How to protect your most important corporate trade secrets amidst rampant economic espionage


If you don’t think trade secret theft is a security issue that should be near the top of your radar, you aren’t paying attention to the news:

• Michigan couple Yu Qin (Chin) and Shanshan (Shannon) Du were found guilty in December 2012 of stealing trade secrets on hybrid car technology from General Motors to help develop such vehicles in China. The U.S. claimed Du, the ex-GM employee, copied the company’s private information on the motor control of hybrids and provided documents to her husband, Qin. Prosecutors accused Qin of using the data to seek business ventures or employment with GM’s competitors, including the Chinese automaker Chery Automobile Co. GM contended that the secrets are worth more than $40 million, prosecutors said. The defendants face a maximum sentence of 10 years and a $250,000 fine on each of the trade secret theft counts. 

• A former senior software engineer pleaded guilty in October 2012 to downloading computer source code and other proprietary information related to the world’s largest derivatives exchange, CME Group’s futures exchange Globex electronic trading platform. Chunlai Yang was developing plans to improve an electronic trading exchange in China.

• Yihao “Ben” Pu was arrested in October 2012 and charged with stealing confidential information related to the Citadel Group’s electronic trading system. After the firm’s IT department questioned the large amount of data stored on his computer, Pu allegedly had a friend dump several hard drives into a sanitary canal. After recovering the computer equipment, investigators also allegedly found Pu’s plans to start a hedge fund in China. Pu has pleaded not guilty.

• In September 2012, Sixing Liu, aka, “Steve Liu,” 49, a citizen of the People’s Republic of China (PRC), was convicted of stealing thousands of electronic files from his employer, L-3 Communications, Space and Navigation Division. The stolen files detailed the performance and design of guidance systems for missiles, rockets, target locators and unmanned aerial vehicles.

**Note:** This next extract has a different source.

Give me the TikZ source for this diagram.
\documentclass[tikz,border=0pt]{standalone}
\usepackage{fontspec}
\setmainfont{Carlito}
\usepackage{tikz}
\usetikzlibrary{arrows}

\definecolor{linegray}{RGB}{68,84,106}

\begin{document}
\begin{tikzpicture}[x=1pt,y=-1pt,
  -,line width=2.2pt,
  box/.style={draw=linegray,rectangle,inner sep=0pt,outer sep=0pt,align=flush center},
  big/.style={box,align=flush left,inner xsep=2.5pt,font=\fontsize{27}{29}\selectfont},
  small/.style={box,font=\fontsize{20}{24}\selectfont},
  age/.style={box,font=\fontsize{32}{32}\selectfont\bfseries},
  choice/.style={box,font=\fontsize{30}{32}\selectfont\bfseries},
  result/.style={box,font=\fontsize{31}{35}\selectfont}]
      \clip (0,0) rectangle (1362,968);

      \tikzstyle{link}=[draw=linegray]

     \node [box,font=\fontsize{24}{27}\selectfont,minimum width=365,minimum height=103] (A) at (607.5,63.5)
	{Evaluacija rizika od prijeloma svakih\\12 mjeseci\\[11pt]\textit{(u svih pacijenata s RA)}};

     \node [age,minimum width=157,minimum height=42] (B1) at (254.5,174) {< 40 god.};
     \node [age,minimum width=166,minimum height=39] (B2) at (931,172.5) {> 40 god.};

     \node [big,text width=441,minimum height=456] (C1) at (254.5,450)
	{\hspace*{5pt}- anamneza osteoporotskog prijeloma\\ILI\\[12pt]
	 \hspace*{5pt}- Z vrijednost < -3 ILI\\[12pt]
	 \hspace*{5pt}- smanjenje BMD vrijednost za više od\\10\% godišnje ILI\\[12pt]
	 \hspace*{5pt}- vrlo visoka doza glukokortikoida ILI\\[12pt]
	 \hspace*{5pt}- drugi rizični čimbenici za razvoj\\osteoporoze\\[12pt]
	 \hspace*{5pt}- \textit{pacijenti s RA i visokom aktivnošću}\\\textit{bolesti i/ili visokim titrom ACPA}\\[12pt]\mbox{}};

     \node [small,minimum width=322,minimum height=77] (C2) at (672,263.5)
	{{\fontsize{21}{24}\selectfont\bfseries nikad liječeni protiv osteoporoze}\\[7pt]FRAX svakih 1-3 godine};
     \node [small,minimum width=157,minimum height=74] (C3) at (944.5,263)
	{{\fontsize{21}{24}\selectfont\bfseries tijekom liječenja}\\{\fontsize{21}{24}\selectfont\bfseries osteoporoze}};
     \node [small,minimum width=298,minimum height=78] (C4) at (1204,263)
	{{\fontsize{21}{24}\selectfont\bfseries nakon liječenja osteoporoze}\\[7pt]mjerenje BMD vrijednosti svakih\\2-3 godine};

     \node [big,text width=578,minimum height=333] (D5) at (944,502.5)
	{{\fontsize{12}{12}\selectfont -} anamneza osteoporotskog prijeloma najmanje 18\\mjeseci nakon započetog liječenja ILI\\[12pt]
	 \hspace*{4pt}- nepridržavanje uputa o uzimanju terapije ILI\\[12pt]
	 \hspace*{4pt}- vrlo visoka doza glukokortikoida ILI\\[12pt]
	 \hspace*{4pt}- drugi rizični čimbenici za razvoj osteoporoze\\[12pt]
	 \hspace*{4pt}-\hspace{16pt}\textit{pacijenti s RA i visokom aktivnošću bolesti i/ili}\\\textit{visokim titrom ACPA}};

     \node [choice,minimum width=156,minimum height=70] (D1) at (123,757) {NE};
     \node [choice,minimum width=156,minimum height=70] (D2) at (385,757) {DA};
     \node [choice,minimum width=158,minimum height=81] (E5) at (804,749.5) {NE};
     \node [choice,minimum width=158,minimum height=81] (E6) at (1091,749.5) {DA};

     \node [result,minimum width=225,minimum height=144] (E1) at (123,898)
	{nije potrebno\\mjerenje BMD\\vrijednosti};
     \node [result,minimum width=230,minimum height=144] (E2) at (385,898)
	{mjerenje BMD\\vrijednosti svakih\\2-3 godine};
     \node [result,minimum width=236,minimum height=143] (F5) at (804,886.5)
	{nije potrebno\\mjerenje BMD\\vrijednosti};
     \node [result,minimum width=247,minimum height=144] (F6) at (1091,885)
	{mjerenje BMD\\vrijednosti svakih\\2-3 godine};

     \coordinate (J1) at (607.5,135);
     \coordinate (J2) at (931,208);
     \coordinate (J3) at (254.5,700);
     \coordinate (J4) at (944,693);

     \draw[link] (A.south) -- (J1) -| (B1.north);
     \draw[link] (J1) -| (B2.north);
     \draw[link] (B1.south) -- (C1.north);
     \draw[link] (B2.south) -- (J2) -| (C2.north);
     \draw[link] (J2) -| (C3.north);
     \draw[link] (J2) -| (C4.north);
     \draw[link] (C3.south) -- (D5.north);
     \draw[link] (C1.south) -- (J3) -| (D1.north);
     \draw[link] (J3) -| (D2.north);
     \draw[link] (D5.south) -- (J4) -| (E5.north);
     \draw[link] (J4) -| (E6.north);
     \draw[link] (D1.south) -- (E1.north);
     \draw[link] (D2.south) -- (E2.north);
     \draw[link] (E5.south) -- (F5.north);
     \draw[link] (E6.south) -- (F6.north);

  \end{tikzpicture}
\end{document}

Liu stole the files to position and prepare himself for future employment in the PRC. As part of that plan, Liu delivered presentations about the technology at several PRC universities, the Chinese Academy of Sciences and conferences organized by PRC government entities. Liu faces up to 45 years in prison and nearly $2 million in fines.

• Hanjuan Jin was convicted in February 2012 of illegally possessing thousands of Motorola’s trade secrets on her computer and in other forms of digital storage. The woman was detained by federal agents as she tried to board a flight to Beijing on a one-way ticket. Prosecutors said Jin, a Chinese-born American, intended to pass the information to the Chinese military.

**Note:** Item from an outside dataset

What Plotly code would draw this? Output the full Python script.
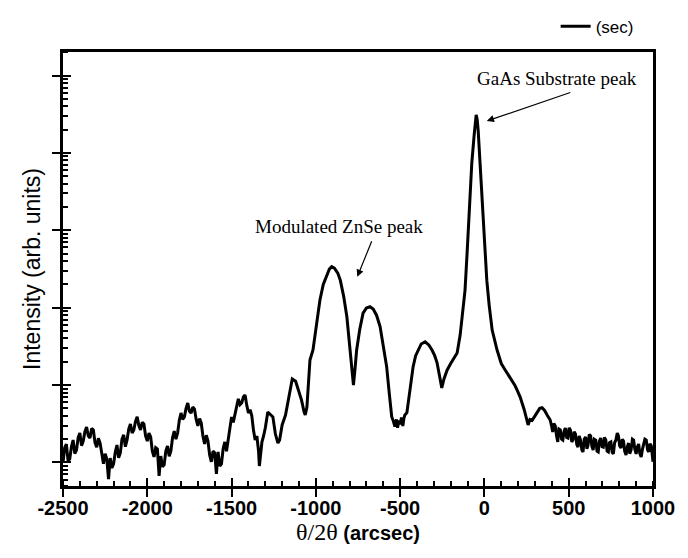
import plotly.graph_objects as go

# theta/2theta offset (arcsec)
theta = [
    -2500, -2490, -2480, -2470, -2460, -2450, -2440, -2430, -2420, -2410,
    -2400, -2390, -2380, -2370, -2360, -2350, -2340, -2330, -2320, -2310,
    -2300, -2290, -2280, -2270, -2260, -2250, -2240, -2230, -2220, -2210,
    -2200, -2190, -2180, -2170, -2160, -2150, -2140, -2130, -2120, -2110,
    -2100, -2090, -2080, -2070, -2060, -2050, -2040, -2030, -2020, -2010,
    -2000, -1990, -1980, -1970, -1960, -1950, -1940, -1930, -1920, -1910,
    -1900, -1890, -1880, -1870, -1860, -1850, -1840, -1830, -1820, -1810,
    -1800, -1790, -1780, -1770, -1760, -1750, -1740, -1730, -1720, -1710,
    -1700, -1690, -1680, -1670, -1660, -1650, -1640, -1630, -1620, -1610,
    -1600, -1590, -1580, -1570, -1560, -1550, -1540, -1530, -1520, -1510,
    -1500, -1490, -1480, -1470, -1460, -1450, -1440, -1430, -1420, -1410,
    -1400, -1390, -1380, -1370, -1360, -1350, -1340, -1335, -1320, -1310,
    -1300, -1285, -1270, -1255, -1240, -1225, -1215, -1200, -1180, -1160,
    -1140, -1120, -1100, -1085, -1070, -1063, -1053, -1035, -1017, -1000,
    -976, -956, -936, -920, -906, -890, -870, -855, -835, -816,
    -800, -787, -777, -768, -758, -740, -720, -700, -679, -660,
    -640, -619, -600, -580, -565, -550, -540, -531, -522, -515,
    -508, -501, -492, -484, -478, -472, -460, -440, -423, -408,
    -393, -375, -352, -330, -311, -295, -281, -265, -253, -240,
    -221, -200, -180, -162, -144, -126, -115, -103, -91, -75,
    -61, -55, -49, -43, -37, -26, -10, 1, 14, 28,
    46, 75, 100, 123, 150, 170, 182, 194, 212, 236,
    259, 270, 283, 300, 313, 328, 342, 357, 372, 390,
    398, 405, 412, 420, 428, 435, 442, 450, 458, 465,
    472, 480, 488, 495, 502, 510, 518, 525, 532, 540,
    548, 555, 562, 570, 578, 585, 592, 600, 608, 615,
    622, 630, 638, 645, 652, 660, 668, 675, 682, 690,
    698, 705, 712, 720, 728, 735, 742, 750, 758, 765,
    772, 780, 788, 795, 802, 810, 818, 825, 832, 840,
    848, 855, 862, 870, 878, 885, 892, 900, 908, 915,
    922, 930, 938, 945, 952, 960, 968, 975, 982, 990,
    1000,
]

# intensity (arb. units, log scale)
intensity = [
    9.9, 15.5, 17.3, 10.5, 11.1, 16.0, 19.5, 13.0, 14.5, 21.0,
    24.0, 16.5, 18.9, 25.0, 28.8, 22.0, 20.7, 27.5, 26.3, 18.0,
    15.8, 20.5, 17.8, 12.0, 9.6, 13.0, 11.1, 6.1, 11.4, 8.5,
    9.6, 13.5, 16.8, 11.5, 13.3, 20.0, 22.7, 16.0, 19.5, 27.0,
    31.4, 24.0, 26.3, 34.0, 38.8, 30.0, 26.3, 33.0, 31.4, 22.0,
    18.9, 24.0, 21.4, 14.0, 11.8, 15.5, 14.9, 6.7, 12.1, 8.8,
    9.3, 14.0, 16.3, 12.0, 14.1, 21.0, 25.5, 20.0, 24.0, 35.0,
    43.6, 36.0, 38.8, 50.0, 58.8, 46.0, 43.6, 52.0, 48.9, 36.0,
    29.6, 37.0, 32.4, 22.0, 17.3, 22.5, 18.9, 12.5, 10.2, 14.0,
    13.3, 7.1, 13.7, 9.0, 9.6, 15.0, 18.4, 14.0, 19.5, 30.0,
    38.8, 33.0, 41.1, 55.0, 66.5, 56.0, 58.8, 70.0, 74.5, 55.0,
    43.6, 48.0, 40.0, 26.0, 19.5, 22.0, 14.0, 9.0, 18.4, 22.0,
    27.9, 44.9, 41.1, 38.8, 23.3, 17.8, 19.5, 30.5, 41.0, 74.5,
    120, 112, 80, 64, 45, 41, 52, 211, 284, 560,
    1250, 2000, 2660, 3150, 3390, 3250, 2800, 2270, 1400, 763,
    330, 173, 100, 160, 284, 520, 850, 990, 1030, 960,
    800, 570, 330, 173, 80, 39, 34, 29, 36, 28,
    35, 31, 38, 29.6, 37, 41, 44, 100, 173, 240,
    284, 340, 363, 330, 284, 240, 194, 130, 92, 120,
    157, 190, 225, 260, 443, 931, 1690, 5000, 16600, 74000,
    170000, 270000, 310000, 270000, 194000, 74000, 16600, 5550, 2270, 1080,
    514, 284, 190, 157, 125, 110, 98, 86, 70, 48,
    30.5, 36, 35, 40, 45, 50, 51, 47, 41, 35.4,
    30.0, 24.8, 32.0, 29.6, 22.0, 18.4, 27.0, 26.3, 20.0, 19.5,
    25.0, 27.9, 21.0, 20.7, 28.0, 26.3, 18.5, 19.5, 25.0, 23.3,
    17.0, 15.8, 22.0, 19.5, 14.5, 13.7, 20.0, 21.4, 15.0, 16.8,
    23.0, 22.0, 16.0, 14.5, 20.0, 19.5, 14.0, 13.7, 19.0, 20.7,
    16.0, 15.8, 21.0, 19.5, 14.0, 13.7, 18.0, 18.4, 13.5, 12.9,
    18.0, 19.5, 24.0, 22.0, 16.5, 15.4, 20.0, 18.9, 14.0, 12.5,
    16.0, 17.8, 13.0, 14.5, 20.0, 19.5, 15.0, 12.9, 16.0, 17.3,
    13.0, 11.8, 15.0, 16.8, 20.0, 19.5, 14.5, 13.7, 17.5, 16.3,
    10.2,
]

x_ticks = [-2500, -2000, -1500, -1000, -500, 0, 500, 1000]

fig = go.Figure()
fig.add_trace(go.Scatter(
    x=theta, y=intensity, mode="lines", name="(sec)",
    line=dict(color="black", width=3),
))
# dummy trace for the overlay axes (inside half of crossing ticks)
fig.add_trace(go.Scatter(
    x=[theta[0]], y=[intensity[0]], xaxis="x2", yaxis="y2",
    mode="markers", marker=dict(opacity=0), showlegend=False, hoverinfo="skip",
))

fig.update_layout(
    width=680, height=550,
    margin=dict(l=55, r=35, t=44, b=72, autoexpand=False),
    paper_bgcolor="white", plot_bgcolor="white",
    showlegend=True,
    legend=dict(x=0.835, y=1.10, xanchor="left", yanchor="top",
                bgcolor="rgba(0,0,0,0)",
                font=dict(family="Liberation Sans, Arial", size=17, color="black")),
    xaxis=dict(
        range=[-2500, 1000], tickvals=x_ticks,
        ticktext=[str(v) for v in x_ticks],
        ticks="outside", ticklen=8, tickwidth=2, tickcolor="black",
        showline=True, linewidth=2.5, linecolor="black", mirror=True,
        showgrid=False, zeroline=False, automargin=False,
        ticklabelstandoff=-6,
        tickfont=dict(family="Liberation Sans, Arial", size=20, color="black", weight="bold"),
        minor=dict(ticks="inside", ticklen=5, tickwidth=2, tickcolor="black",
                   dtick=100, showgrid=False),
        title=dict(text="<span style='font-family:Liberation Serif;font-size:24px'>θ/2θ</span> <b>(arcsec)</b>",
                   font=dict(family="Liberation Sans, Arial", size=20, color="black"),
                   standoff=0),
    ),
    yaxis=dict(
        type="log", range=[0.696, 6.304], dtick=1,
        ticks="outside", ticklen=8, tickwidth=2, tickcolor="black",
        showticklabels=False,
        showline=True, linewidth=2.5, linecolor="black", mirror=True,
        showgrid=False, zeroline=False, automargin=False,
        minor=dict(ticks="inside", ticklen=5, tickwidth=1.5, tickcolor="black",
                   dtick="D1", showgrid=False),
        title=dict(text="Intensity (arb. units)",
                   font=dict(family="Liberation Sans, Arial", size=23, color="black"),
                   standoff=6),
    ),
    xaxis2=dict(overlaying="x", matches="x", ticks="inside", ticklen=8, tickwidth=2,
                tickcolor="black", tickvals=x_ticks, showticklabels=False,
                showline=False, showgrid=False, zeroline=False, side="bottom"),
    yaxis2=dict(overlaying="y", matches="y", type="log", dtick=1, ticks="inside",
                ticklen=8, tickwidth=2, tickcolor="black", showticklabels=False,
                showline=False, showgrid=False, zeroline=False, side="left"),
    annotations=[
        dict(xref="paper", yref="paper", x=0.838, y=0.940, text="GaAs Substrate peak",
             xanchor="center", yanchor="middle", showarrow=False,
             font=dict(family="Liberation Serif", size=19, color="black")),
        dict(xref="paper", yref="paper", x=0.7183, y=0.841, text="",
             showarrow=True, ax=85, ay=-29, arrowhead=2, arrowsize=1.2,
             arrowwidth=1.2, arrowcolor="black"),
        dict(xref="paper", yref="paper", x=0.467, y=0.599, text="Modulated ZnSe peak",
             xanchor="center", yanchor="middle", showarrow=False,
             font=dict(family="Liberation Serif", size=19, color="black")),
        dict(xref="paper", yref="paper", x=0.4988, y=0.482, text="",
             showarrow=True, ax=15, ay=-37, arrowhead=2, arrowsize=1.2,
             arrowwidth=1.2, arrowcolor="black"),
    ],
)

fig.write_html("out.html")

Whether it’s cars, paints, electronic trading systems or — worst of all — guidance systems for missiles, it seems no market is safe from insiders determined to steal electronic and paper-based secrets. These types of thefts, in many cases, can lead to cheap knock-offs of patented products and ultimately to the eventual dismantling of American companies — especially small businesses that may lack the resolve to fight back.

But these cases are only a drop in the bucket, according to Brett Kingstone, a one-time victim of trade secret theft turned vocal leader in the fight against it. “We are dealing with a situation where you have tens of thousands of wrongdoers every day and very few prosecutions and sentences,” says Kingstone, writer of The Real War Against America (available at Amazon.com), a book that details how his start-up company was crippled by the theft of trade secrets related to LED lighting.

“This is an absolute tidal wave of criminal activity, and we’re not even scratching the surface. We are literally having our nation systematically stolen out from under us,” Kingstone warns.